There’s a growing chorus among Democratic politicians calling for young people to “give back” through a “national service” program. At a recent candidates’ forum, presidential contender Marianne Williamson promoted her plan for a mandatory program of national service to combat climate change, among other causes. Earlier, candidate John Delaney announced a similar mandatory plan with “no exceptions.” Pete Buttigieg and Seth Moulton have also proposed non-mandatory national service, while still calling on young people to serve a “greater purpose,” one “bigger than themselves.”
Critics have rightly noted that mandatory national service would amount to a form of involuntary servitude and as such would violate the Thirteenth Amendment. But the deeper problem with proposals for mandatory service is not their unconstitutionality. It is that no one challenges the moral premise they share with the calls for voluntary service: that young people owe a moral debt to “society.”
Why do supporters of national service think that young people have taken something that obligates them to “give back”? One fact they cite is that by the time young people leave home, they are the beneficiaries of years of services provided by others. This is obviously true, but it doesn’t show that young people have a moral debt to “society.”
Who or what is “society,” after all? We’ve been told that “it takes a village to raise a child.” In reality, there are only specific individuals who do this work: individual doctors, educators, coaches, etc. But they are typically paid for their services, usually by the child’s parents (voluntarily or through taxes). They are not owed a debt by anyone, let alone by the child.
None of us asks to be born. By choosing to bring us into the world, our parents become obligated to provide for our upbringing. If they default on this, eager to let other taxpayers make up the difference, it is these negligent parents (and the politicians encouraging them) who owe a debt — not their children.
If a young person owes any kind of “debt” for having been raised well, it’s a debt of gratitude to their parents. But they should be grateful only to the extent that their parents went lovingly beyond the call of their minimum obligation.

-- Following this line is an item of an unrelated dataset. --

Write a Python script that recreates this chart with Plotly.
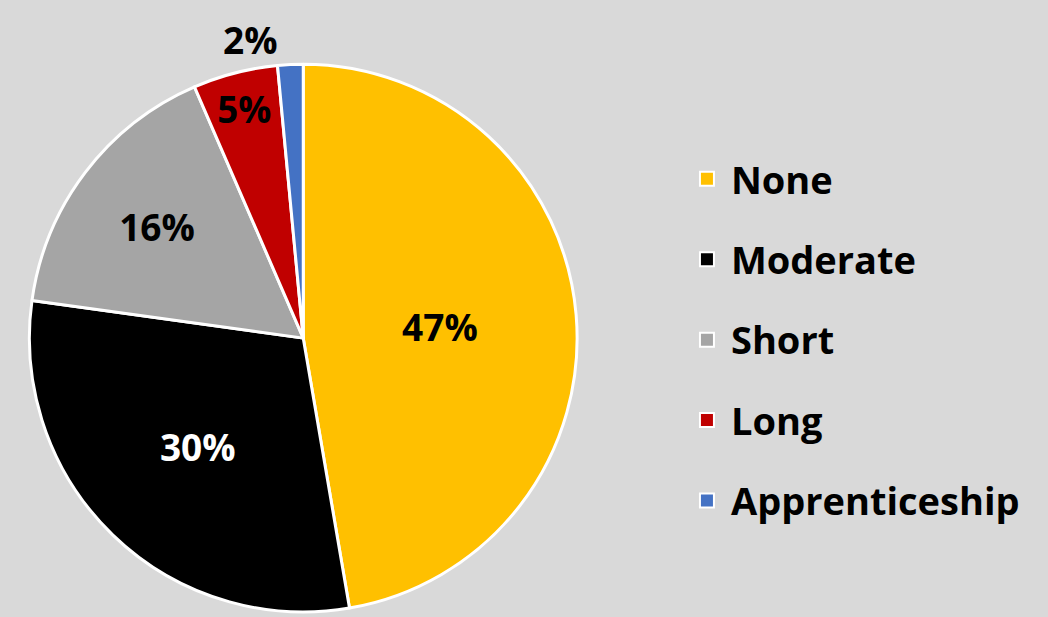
import plotly.graph_objects as go

# slice data
categories = ["None", "Moderate", "Short", "Long", "Apprenticeship"]
shares = [47.3, 29.9, 16.3, 5.0, 1.5]
colors = ["#FFC000", "#000000", "#A5A5A5", "#C00000", "#4472C4"]
label_pos = ["inside", "inside", "inside", "inside", "outside"]
label_colors = ["#000000", "#FFFFFF", "#000000", "#000000", "#000000"]

font_name = "Open Sans"

fig = go.Figure()

fig.add_trace(go.Pie(
    labels=categories,
    values=shares,
    sort=False,
    direction="clockwise",
    rotation=0,
    marker=dict(colors=colors, line=dict(color="white", width=3)),
    texttemplate="%{percent:.0%}",
    textposition=label_pos,
    insidetextorientation="horizontal",
    textfont=dict(family=font_name, size=37, color=label_colors, weight="bold"),
    domain=dict(x=[0.015, 0.561], y=[0.0, 0.895]),
    showlegend=False,
    hoverinfo="label+percent",
))

# legend entries with wider spacing than the pie legend allows
for name, col in zip(categories, colors):
    fig.add_trace(go.Scatter(
        x=[None], y=[None], mode="markers", name=name, legendgroup=name,
        marker=dict(symbol="square", size=14, color=col, line=dict(color="white", width=2)),
    ))

fig.update_layout(
    width=1048, height=617,
    margin=dict(l=0, r=0, t=0, b=0),
    paper_bgcolor="#D9D9D9",
    plot_bgcolor="#D9D9D9",
    xaxis=dict(visible=False),
    yaxis=dict(visible=False),
    legend=dict(
        x=0.651, y=0.445, xanchor="left", yanchor="middle",
        font=dict(family=font_name, size=38, color="#000000", weight="bold"),
        traceorder="grouped", tracegroupgap=28, itemwidth=38,
        bgcolor="rgba(0,0,0,0)",
    ),
)

fig.write_html("out.html", config={"displayModeBar": False},
               post_script="document.body.style.margin='0px';")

One thing is for sure: loving, responsible parents don’t raise their children to become slaves to “society.” The main payment they seek is the joy of seeing their children live a happy life.
Parents who want their children to be happy are committed to the deeply American idea of the right to the pursuit of happiness. This radical idea is at odds with the conventional wisdom that we have an obligation to support some “higher purpose” that is “greater than ourselves.” The Founding Fathers did not fight a revolution to enslave us to the “village.” They fought to protect our right to live independent lives.
The Founders’ idea that government exists to secure the right to the pursuit of happiness rests on the moral premise that the individual’s pursuit of happiness is sacred. This premise implies that there is no purpose on earth greater than one’s own happiness.It is revealing that those who call for “giving back” to “society” do not specify any individuals who are actually owed a debt. It reveals that their proposals are not really motivated by a desire for justice. They are motivated by a desire for the sacrifice of those who have the ability and virtue to pay their way in life to those who do not.
Young people are in a crucial stage in life when they are deciding what makes life worth living. If we want to raise happy children, it’s senseless to teach them that they must sacrifice their happiness to repay some debt they owe to no one in particular. On top of that, it is morally perverse to teach them that the more successful they become, the deeper their debt becomes, and that to repay it they must sacrifice to strangers who thereby become indebted to still further strangers.
Those of us with self-esteem — especially young people — should reject the un-American calls of politicians who reject the sanctity of the pursuit of happiness. We should reject the implication of the call to “give back”: that we become moochers or thieves simply by being born and raised. In fact, we are born free and clear, and we should stand with the Founders to defend this fact.